A pergunta inicial é aquela já tantas vezes feita: como, “vinte e cinco anos depois da Constituição Federal de 1988”, e mesmo sendo “punida de forma bastante severa em lei penal especial”, a tortura continua “sendo uma prática clandestina nas corporações policiais?”. A resposta mais singela seria: justamente porque não é punida. É uma resposta fácil de ser dada e está ao alcance de qualquer um. Difícil é ir além da névoa das evidências e esmiuçar tais práticas; as condições em que são exercidas; que “cumplicidades” se estabelecem entre os que “metem a mão na massa” e aqueles outros, numerosos, que preferem não saber o que se passa nos porões de suas jurisdições; os que, ouvindo gritos, preferem passar sem parar; ou, surpreendendo um preso com um saco plástico enfiado na cabeça, virar o rosto. Para fazer um trabalho como o de Marcelo é necessário, em primeiro lugar, ter acesso a essas práticas e a essas pessoas; ser, por assim dizer, “de dentro”. Os estudos sobre o assunto, no Brasil e na América Latina de um modo geral, dão voz aos torturados, praticamente nunca aos torturadores. Cito o autor: “Além da dificuldade para obter testemunhos confiáveis, alguns consideram que se o pesquisador tentar conhecer as razões do torturador ou o que o leva a cometer tais atos, poderia resultar ‘contaminado’ por sua violência ou inclusive ajudar a justificá-la”.

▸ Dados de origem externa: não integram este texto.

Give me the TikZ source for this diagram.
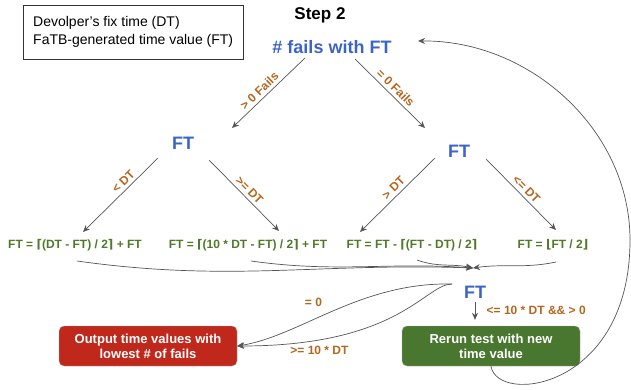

Obviamente, não se trata disso. Trata-se, no caso, de um exercício corajoso de “compreensão” de ações de pessoas que, mesmo praticando “monstruosidades”, não são psicopatas – ainda que pelo menos um dos entrevistados seja um “sádico”, como qualifica o próprio autor. De um modo geral os torturadores, ao contrário do que pode imaginar o senso comum, são funcionários públicos praticando uma ação racional. Como diz Marcelo, “busco o que leva pessoas ‘comuns’, ou que se aproximam de um padrão de ‘normalidade’, a torturarem”. Para aqueles que, nos nossos departamentos de sociologia e ciências afins, são vidrados por essa história de Marco Teórico, eu diria que o trabalho de Marcelo é um belo exercício de combinação da “sociologia compreensiva” de Max Weber com a “banalidade do mal” de Hannah Arendt – tudo isso com competência, mas sem ostentação…
A exiguidade deste texto (que não aspira a ser mais do que uma breve notícia) não permite estender-me sobre as várias qualidades do livro que comento. Aduzo apenas que, conhecendo de dentro a “caixa das maçãs”, o autor está melhor do que ninguém em condições de “apresentar proposições que ajudem no combate à tortura” – tema do capítulo final do livro. São proposições, digamos, científicas. Saem os discursos indignados, tantos e tão inócuos, e entram propostas pouco espetaculares, propostas de gestão, que devem ser conhecidas de um público maior do que aquele que seu livro mereceu até agora: seus colegas, alguns dos quais o incentivam, mas em número menor do que aqueles, “muitos”, que o vêm como um “traidor” que ousou romper a “lei do silêncio”.
Marcelo Barros é um policial que em determinado momento da sua vida percebeu, como ele diz, “a dimensão da monstruosidade que estava a alguns centímetros dos meus olhos” (o que terá visto Marcelo?…). O que ele fez? Sem complexo de inferioridade, foi atrás da sociologia, da psicologia social, da história e da antropologia para tentar compreender o que via. Fez a sua parte. A outra parte já não está sob sua jurisdição. Quero dizer: é hora de os cientistas sociais brasileiros, sem complexo de superioridade, lerem com atenção, respeito e reconhecimento o que um policial tem a lhes dizer.
Luciano Oliveira não teve medo, escreveu sobre um tema muito difícil. E não teve medo dos mal-entendidos, que acontecem facilmente nesse tema. Parabéns, anotei e vou procurar o livro.
Prezado Luciano,
Não vejo a hora de ler o livro. Vou pedir para que alguém compre um exemplar para mim e me envie do Brasil. Ainda mais agora, depois de ver um Deputado Federal fazer apologia a um torturador durante seu voto no processo do impeachment e descobrir, ao ler um artigo na revista Piauí (http://revistapiaui.estadao.com.br/questoes-da-politica/entre-os-mais-ricos-bolsonaro-lidera-corrida-presidencial/), que este mesmo parlamentar é o preferido dos 5% mais ricos do país para ocupar o cargo de Presidente da República. Entender a psicologia social do torturador pode, acredito, nos ajudar a entender o tipo de pensamento conservador que está ganhando hegemonia no Brasil (Deus, família e tortura?).